— start —
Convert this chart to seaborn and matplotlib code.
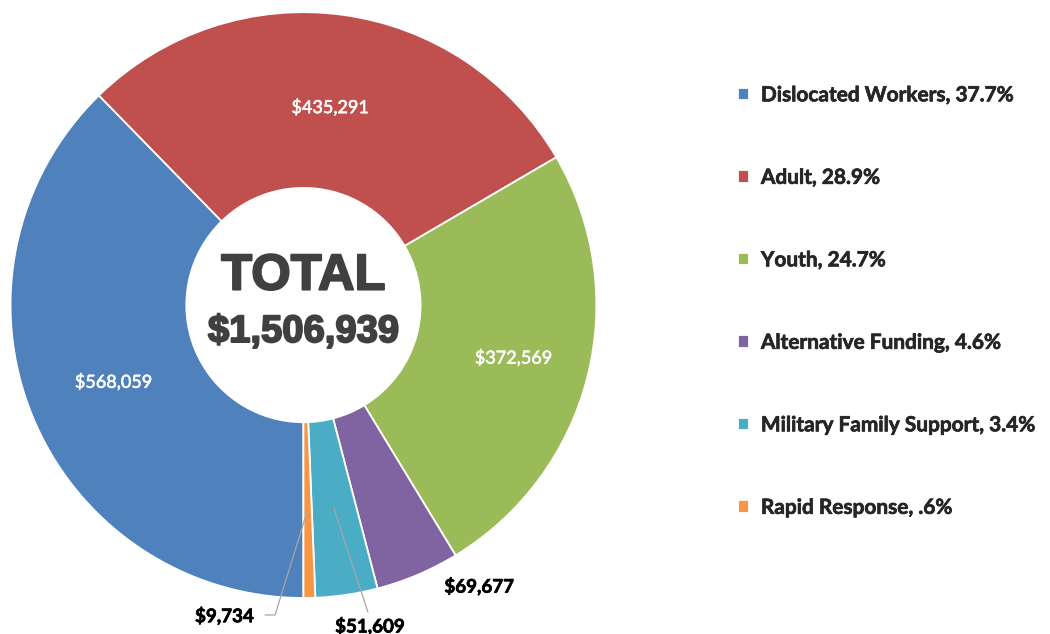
import numpy as np
import matplotlib
matplotlib.use("Agg")
import matplotlib.pyplot as plt
import matplotlib.patheffects as pe
import seaborn as sns

# Funding breakdown
categories = ["Dislocated Workers", "Adult", "Youth", "Alternative Funding",
              "Military Family Support", "Rapid Response"]
amounts = [568059, 435291, 372569, 69677, 51609, 9734]
colors = ["#4F81BD", "#C0504D", "#9BBB59", "#8064A2", "#4BACC6", "#F79646"]

sns.set_theme(style="white")
plt.rcParams["font.family"] = ["Lato", "DejaVu Sans"]

total = sum(amounts)
shares = [a / total * 100 for a in amounts]


def pct_text(p):
    s = f"{p:.1f}%"
    return s[1:] if s.startswith("0.") else s


legend_labels = [f"{c}, {pct_text(p)}" for c, p in zip(categories, shares)]

fig = plt.figure(figsize=(10.5, 6.34), dpi=100)
ax = fig.add_axes([0.01, 0.0568, 0.558, 0.924])

wedges, _ = ax.pie(amounts, colors=colors, startangle=-90, counterclock=False,
                   radius=1.0, wedgeprops=dict(width=0.6, edgecolor="white", linewidth=1.3))
ax.set_xlim(-1, 1)
ax.set_ylim(-1, 1)
ax.set_aspect("equal")
ax.axis("off")

# Value labels inside the three large segments
label_r = [0.7, 0.68, 0.74]
for w, amt, r in zip(wedges[:3], amounts[:3], label_r):
    ang = np.deg2rad((w.theta1 + w.theta2) / 2)
    ax.text(r * np.cos(ang), r * np.sin(ang), f"${amt:,}", color="white",
            fontsize=13, ha="center", va="center",
            path_effects=[pe.withStroke(linewidth=0.4, foreground="white")])

# Value labels outside the small segments, with leader lines for the thin ones
outside = {3: ((0.60, -0.96), None),
           4: ((0.227, -1.096), (0.22, -1.048)),
           5: ((-0.27, -1.061), (-0.131, -1.058))}
for i, (txt_xy, line_end) in outside.items():
    ax.text(*txt_xy, f"${amounts[i]:,}", color="black", fontsize=13.5,
            fontweight="bold", ha="center", va="center", clip_on=False,
            path_effects=[pe.withStroke(linewidth=0.5, foreground="black")])
    if line_end is not None:
        w = wedges[i]
        ang = np.deg2rad((w.theta1 + w.theta2) / 2)
        sx, sy = 0.7 * np.cos(ang), 0.7 * np.sin(ang)
        if i == 5:
            xs = [sx, -0.097, line_end[0]]
            ys = [sy, -1.058, line_end[1]]
        else:
            xs = [sx, line_end[0]]
            ys = [sy, line_end[1]]
        ax.plot(xs, ys, color="#A6A6A6", lw=0.9, clip_on=False)

# Total in the centre
heavy = [pe.withStroke(linewidth=1.4, foreground="#404040")]
ax.text(0, 0.099, "TOTAL", fontsize=36.5, fontweight="bold", color="#404040",
        ha="center", va="center", family=["Liberation Sans", "DejaVu Sans"],
        path_effects=heavy)
ax.text(0, -0.092, f"${total:,}", fontsize=27.5, fontweight="bold", color="#404040",
        ha="center", va="center", family=["Liberation Sans", "DejaVu Sans"],
        path_effects=heavy)

leg = fig.legend(wedges, legend_labels, loc="upper left", bbox_to_anchor=(0.685, 0.895),
                 frameon=False, handlelength=0.55, handleheight=0.55, handletextpad=0.55,
                 labelspacing=3.0, prop=dict(size=15, weight="bold"))
for t in leg.get_texts():
    t.set_path_effects([pe.withStroke(linewidth=0.5, foreground=t.get_color())])

fig.savefig("out.png", dpi=100, facecolor="white")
— end —
**Aim:** Only the lines from the top of the data through the line with "import seaborn as sns" should be quoted, exactly and with both ends kept; skip the pictures.

**Final result:**
Convert this chart to seaborn and matplotlib code.
import numpy as np
import matplotlib
matplotlib.use("Agg")
import matplotlib.pyplot as plt
import matplotlib.patheffects as pe
import seaborn as sns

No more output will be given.